Online Magazine Design

I’ve had an iPad for about nine months now. I have been consuming more and more content on it. It’s where I read blogs, it’s where I read my twitter fead, I read a lot of emails on it, and do a lot of web research and surfing. I have been reading more and more books with the Kindle on my iPad as well.

A few months ago I purchased Fast Company magazine iPad edition, and it totally sucked. It was essentially screen shots of the magazine. It had a table of contents to get to specific articles, but it was a cumbersome user experience, and I dropped it after two issues. I tried again with The Economist just last week. The full digital edition came with the print edition, so it doesn’t cost any extra.

They have done it right. It is a great experience to read the magazine online. There is a great multi-level table of contents, so you click on the super-headings (“Leaders”, “Americas”, “Asian”, “Business”, etc…) and then see all the articles within that heading. Each article you can flip through and/or read and then easily return to the table of contents. Bookmarking is very easy and intuitive. And if learning about products is your thing, most adds have an interactive option by clicking in the center of the ad.

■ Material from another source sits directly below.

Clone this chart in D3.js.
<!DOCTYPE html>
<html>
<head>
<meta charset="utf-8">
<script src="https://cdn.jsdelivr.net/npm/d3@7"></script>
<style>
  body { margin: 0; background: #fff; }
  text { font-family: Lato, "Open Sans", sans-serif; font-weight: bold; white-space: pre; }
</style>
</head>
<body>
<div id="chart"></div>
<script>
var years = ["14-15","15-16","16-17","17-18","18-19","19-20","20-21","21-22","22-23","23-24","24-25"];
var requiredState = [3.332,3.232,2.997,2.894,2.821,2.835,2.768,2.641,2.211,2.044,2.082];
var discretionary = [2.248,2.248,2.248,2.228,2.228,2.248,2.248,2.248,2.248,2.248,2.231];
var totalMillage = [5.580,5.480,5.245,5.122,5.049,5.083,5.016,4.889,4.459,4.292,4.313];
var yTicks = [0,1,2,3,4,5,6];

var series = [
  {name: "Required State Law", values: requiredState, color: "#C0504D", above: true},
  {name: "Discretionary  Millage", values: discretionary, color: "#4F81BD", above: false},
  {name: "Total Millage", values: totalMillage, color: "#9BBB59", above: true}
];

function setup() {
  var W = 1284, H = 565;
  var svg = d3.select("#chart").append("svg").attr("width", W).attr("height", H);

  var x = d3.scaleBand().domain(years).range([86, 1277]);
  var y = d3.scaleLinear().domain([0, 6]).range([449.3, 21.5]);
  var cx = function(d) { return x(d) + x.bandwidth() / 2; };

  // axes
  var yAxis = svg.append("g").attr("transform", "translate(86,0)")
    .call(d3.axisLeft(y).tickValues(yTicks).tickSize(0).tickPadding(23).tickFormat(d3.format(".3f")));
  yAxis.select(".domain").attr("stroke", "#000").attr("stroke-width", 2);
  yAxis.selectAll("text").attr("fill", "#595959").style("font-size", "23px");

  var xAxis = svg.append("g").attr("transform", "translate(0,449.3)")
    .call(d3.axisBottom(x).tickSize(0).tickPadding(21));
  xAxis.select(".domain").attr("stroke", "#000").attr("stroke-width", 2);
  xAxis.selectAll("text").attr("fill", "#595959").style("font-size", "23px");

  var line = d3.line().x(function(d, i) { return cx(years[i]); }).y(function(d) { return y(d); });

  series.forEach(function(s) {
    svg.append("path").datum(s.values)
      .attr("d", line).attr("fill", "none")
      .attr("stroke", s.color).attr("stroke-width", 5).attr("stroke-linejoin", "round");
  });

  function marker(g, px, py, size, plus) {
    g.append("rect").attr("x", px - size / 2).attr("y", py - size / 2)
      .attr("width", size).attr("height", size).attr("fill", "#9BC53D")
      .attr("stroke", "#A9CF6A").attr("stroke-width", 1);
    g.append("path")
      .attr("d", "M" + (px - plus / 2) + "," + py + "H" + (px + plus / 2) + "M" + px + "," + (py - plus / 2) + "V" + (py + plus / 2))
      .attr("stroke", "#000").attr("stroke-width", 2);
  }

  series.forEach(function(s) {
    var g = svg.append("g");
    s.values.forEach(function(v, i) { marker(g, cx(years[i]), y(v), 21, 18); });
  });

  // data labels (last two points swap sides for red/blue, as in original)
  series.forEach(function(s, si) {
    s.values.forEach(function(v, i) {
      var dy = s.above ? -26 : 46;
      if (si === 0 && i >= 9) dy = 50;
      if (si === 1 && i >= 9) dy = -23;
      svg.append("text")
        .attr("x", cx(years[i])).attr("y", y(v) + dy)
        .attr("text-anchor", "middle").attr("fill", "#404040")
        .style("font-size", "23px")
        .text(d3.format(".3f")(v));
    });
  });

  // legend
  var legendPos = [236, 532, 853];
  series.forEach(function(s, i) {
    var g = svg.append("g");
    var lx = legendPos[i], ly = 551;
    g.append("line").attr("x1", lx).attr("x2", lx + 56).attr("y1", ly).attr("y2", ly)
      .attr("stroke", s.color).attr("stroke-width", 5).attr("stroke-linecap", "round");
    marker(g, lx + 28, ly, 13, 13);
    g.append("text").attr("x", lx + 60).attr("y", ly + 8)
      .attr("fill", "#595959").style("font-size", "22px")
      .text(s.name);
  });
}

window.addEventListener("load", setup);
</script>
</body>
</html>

There are also two super bonuses for me. First, for each article there is an audio download button, so I can download the spoken version of all the articles I want, and then later when I’m driving, I can listen to them in the car. We drove from Colorado to Wyoming these past two days, and I’ve already listened to two hours of articles. It’s awesome.

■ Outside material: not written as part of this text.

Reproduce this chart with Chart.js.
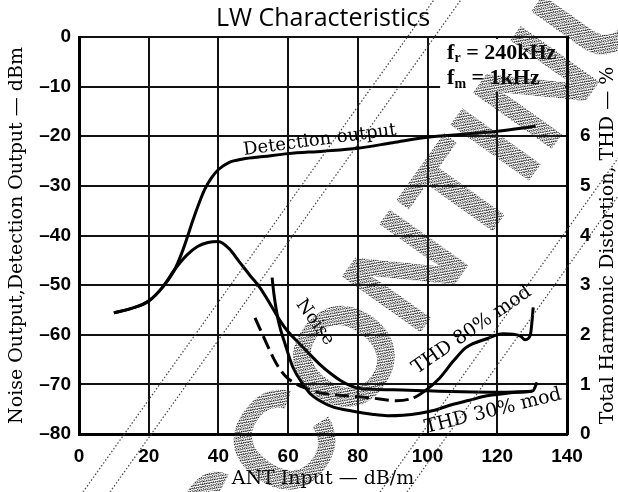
<!DOCTYPE html>
<html lang="en">
<head>
<meta charset="UTF-8">
<title>LW Characteristics</title>
<script src="https://cdn.jsdelivr.net/npm/chart.js"></script>
<style>
  html, body { margin: 0; padding: 0; background: #fff; }
</style>
</head>
<body>
<canvas id="lwChart" width="618" height="492"></canvas>
<script>
// ANT input in dB/m, outputs in dBm
const detX = [10, 15, 20, 24, 27.5, 29.5, 31, 32.5, 34, 36, 38, 40, 43, 47, 53, 60, 70, 80, 90, 100, 110, 120, 131];
const detY = [-55.6, -54.7, -53.2, -50.4, -46.8, -43.5, -40.5, -37.3, -34.3, -30.8, -28.4, -26.7, -25.3, -24.6, -24.1, -23.5, -23, -22.4, -21.3, -20.2, -19.6, -19, -18];

const noiseX = [10, 15, 20, 24, 27.5, 31, 34, 37, 40, 43, 46, 49, 52, 55, 57.7, 60, 63.4, 66, 69, 72, 75, 78, 81, 90, 100, 110, 120, 130];
const noiseY = [-55.6, -54.7, -53.2, -50.4, -46.8, -43.9, -42.2, -41.4, -41.2, -42.6, -45.3, -48, -50.6, -54, -57.2, -59.4, -61.9, -63.8, -65.9, -67.7, -69.2, -70.3, -70.9, -71.1, -71.3, -71.5, -71.6, -71.4];

// THD in %, right axis
const thd80X = [50.5, 53, 55.7, 57.5, 59.6, 62.5, 66, 69, 76.8, 83.5, 91, 96, 100, 103.5, 107.4, 111, 117, 121.7, 126.5, 128, 129.5, 130, 130.3];
const thd80Y = [2.34, 1.95, 1.54, 1.32, 1.14, 1.0, 0.9, 0.83, 0.77, 0.73, 0.67, 0.73, 0.91, 1.13, 1.47, 1.74, 1.92, 2.02, 1.98, 1.9, 2.0, 2.3, 2.55];

const thd30X = [55.4, 55.9, 57.2, 59.1, 61.4, 64.3, 66.5, 69.1, 73, 78.6, 84, 88.4, 93, 97.8, 102, 107.4, 112, 117, 121.7, 126, 130.2, 131.4];
const thd30Y = [3.15, 2.83, 2.28, 1.82, 1.34, 1.0, 0.8, 0.67, 0.54, 0.46, 0.40, 0.37, 0.38, 0.42, 0.48, 0.60, 0.68, 0.77, 0.81, 0.84, 0.87, 1.04];

const xTicks = [0, 20, 40, 60, 80, 100, 120, 140];
const thdTicks = [0, 1, 2, 3, 4, 5, 6];

function pts(xs, ys) {
    return xs.map((x, i) => ({ x: x, y: ys[i] }));
}

const serif = 'DejaVu Serif';
const ink = '#111';

function curve(label, data, axis) {
    return {
        label: label,
        data: data,
        yAxisID: axis,
        showLine: true,
        borderColor: '#000',
        borderWidth: 3,
        pointRadius: 0,
        cubicInterpolationMode: 'monotone',
        fill: false
    };
}

const thd80 = curve('THD 80% mod', pts(thd80X, thd80Y), 'y2');
// left part of the 80% curve is broken/dashed
thd80.segment = {
    borderDash: ctx => ctx.p1.parsed.x <= 97 ? [14, 6] : undefined
};

// text placed on the plot (value coordinates)
const notes = {
    beforeDatasetsDraw(chart) {
        const { ctx, scales: { x, y } } = chart;
        // blank patch behind the fr / fm note
        ctx.save();
        ctx.fillStyle = '#fff';
        const l = x.getPixelForValue(103.6), t = y.getPixelForValue(-0.4);
        ctx.fillRect(l, t, x.getPixelForValue(139.4) - l, y.getPixelForValue(-11) - t);
        ctx.restore();
    },
    afterDatasetsDraw(chart) {
        const { ctx, scales: { x, y } } = chart;
        ctx.save();
        ctx.fillStyle = '#000';
        ctx.textBaseline = 'middle';
        ctx.textAlign = 'center';

        function rotText(str, vx, vy, deg, font) {
            ctx.save();
            ctx.translate(x.getPixelForValue(vx), y.getPixelForValue(vy));
            ctx.rotate(deg * Math.PI / 180);
            ctx.font = font;
            ctx.fillText(str, 0, 0);
            ctx.restore();
        }
        rotText('Detection output', 69.1, -20.8, -7.5, '18px ' + serif);
        rotText('Noise', 67.7, -57.5, 54, '18px ' + serif);
        rotText('THD 80% mod', 112.7, -59.1, -34.7, '19px ' + serif);
        rotText('THD 30% mod', 118.8, -75.4, -14, '19px ' + serif);

        // fr = 240kHz, fm = 1kHz
        function freq(sub, rest, vy) {
            let px = x.getPixelForValue(105.6);
            const py = y.getPixelForValue(vy);
            ctx.textAlign = 'left';
            ctx.font = 'bold 22px Liberation Serif';
            ctx.fillText('f', px, py);
            px += ctx.measureText('f').width;
            ctx.font = 'bold 14px Liberation Serif';
            ctx.fillText(sub, px, py + 6);
            px += ctx.measureText(sub).width;
            ctx.font = 'bold 22px Liberation Serif';
            ctx.fillText(rest, px, py);
        }
        freq('r', ' = 240kHz', -3.2);
        freq('m', ' = 1kHz', -8.3);
        ctx.restore();

        // right axis title reads bottom to top
        const r = chart.scales.y2;
        ctx.save();
        ctx.translate(r.right - 10, (chart.chartArea.top + chart.chartArea.bottom) / 2 + 10);
        ctx.rotate(-Math.PI / 2);
        ctx.font = '19px ' + serif;
        ctx.fillStyle = '#000';
        ctx.textAlign = 'center';
        ctx.textBaseline = 'middle';
        ctx.fillText('Total Harmonic Distortion, THD — %', 0, 0);
        ctx.restore();
    }
};

// stippled "DISCONTINUED" stamp across the sheet
const stamp = {
    afterDraw(chart) {
        const ctx = chart.ctx;
        const tile = document.createElement('canvas');
        tile.width = 4; tile.height = 4;
        const tc = tile.getContext('2d');
        tc.fillStyle = '#222';
        [[0, 0], [2, 0], [1, 1], [3, 2], [0, 3], [2, 2]].forEach(p => tc.fillRect(p[0], p[1], 1, 1));
        const pattern = ctx.createPattern(tile, 'repeat');

        const ang = -54.5 * Math.PI / 180;
        ctx.save();
        // thin dotted rules along the stamp
        ctx.strokeStyle = '#444';
        ctx.lineWidth = 1.2;
        ctx.setLineDash([1.5, 2]);
        [83, 110, 380, 407].forEach(bx => {
            ctx.beginPath();
            ctx.moveTo(bx, 492);
            ctx.lineTo(bx + 492 * 0.713, 0);
            ctx.stroke();
        });
        ctx.setLineDash([]);

        ctx.translate(352, 362);
        ctx.rotate(ang);
        ctx.font = 'bold 140px Liberation Sans';
        ctx.textBaseline = 'middle';
        ctx.textAlign = 'left';
        const word = 'DISCONTINUED';
        const pre = ctx.measureText('DISC').width + ctx.measureText('O').width / 2;
        ctx.fillStyle = pattern;
        ctx.fillText(word, -pre, 0);
        ctx.restore();
    }
};

new Chart(document.getElementById('lwChart'), {
    type: 'scatter',
    data: {
        datasets: [
            curve('Detection output', pts(detX, detY), 'y'),
            curve('Noise', pts(noiseX, noiseY), 'y'),
            thd80,
            curve('THD 30% mod', pts(thd30X, thd30Y), 'y2')
        ]
    },
    options: {
        responsive: false,
        animation: false,
        devicePixelRatio: 1,
        layout: { padding: 0 },
        scales: {
            x: {
                type: 'linear',
                min: 0, max: 140,
                afterBuildTicks: s => { s.ticks = xTicks.map(v => ({ value: v })); },
                afterFit: s => { s.height = 58; },
                ticks: {
                    color: '#000',
                    padding: 11,
                    font: { family: 'Liberation Sans', size: 19, weight: 'bold' }
                },
                grid: { color: ink, lineWidth: 2, drawTicks: false },
                border: { color: '#000', width: 3 },
                title: {
                    display: true,
                    text: 'ANT Input — dB/m',
                    color: '#000',
                    font: { family: serif, size: 19 },
                    padding: { top: 0, bottom: 2 }
                }
            },
            y: {
                position: 'left',
                min: -80, max: 0,
                ticks: {
                    stepSize: 10,
                    color: '#000',
                    padding: 8,
                    font: { family: 'Liberation Sans', size: 19, weight: 'bold' },
                    callback: v => v < 0 ? '–' + Math.abs(v) : String(v)
                },
                afterFit: s => { s.width = 79; },
                grid: { color: ink, lineWidth: 2, drawTicks: false },
                border: { color: '#000', width: 3 },
                title: {
                    display: true,
                    text: 'Noise Output,Detection Output — dBm',
                    color: '#000',
                    font: { family: serif, size: 19 },
                    padding: { top: 6, bottom: 0 }
                }
            },
            y2: {
                position: 'right',
                min: 0, max: 8,
                afterBuildTicks: s => { s.ticks = thdTicks.map(v => ({ value: v })); },
                afterFit: s => { s.width = 51; },
                ticks: {
                    color: '#000',
                    padding: 13,
                    font: { family: 'Liberation Sans', size: 19, weight: 'bold' }
                },
                grid: { display: false, drawTicks: false },
                border: { color: '#000', width: 3 }
            }
        },
        plugins: {
            legend: { display: false },
            tooltip: { enabled: false },
            title: {
                display: true,
                text: 'LW Characteristics',
                color: '#000',
                fullSize: false,
                font: { family: 'Open Sans', size: 25, weight: 'normal' },
                padding: { top: 4, bottom: 3 }
            }
        }
    },
    plugins: [notes, stamp]
});
</script>
</body>
</html>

The other super bonus is the ability to increase font size. With the Fast Company digital copy, you can zoom with two fingers, but then you have to move the document around the screen to be able to read it. With The Economist, you pinch and zoom, but it just changes the font size – and therefore how many pages the article takes to read. It’s very similar to the way the Kindle works in that regard.

What they can do next is have a listing of all the audio articles you’ve downloaded in one place, and have search capability. But I’ll take it just as it is, any day. I think it’s the future of magazine reading.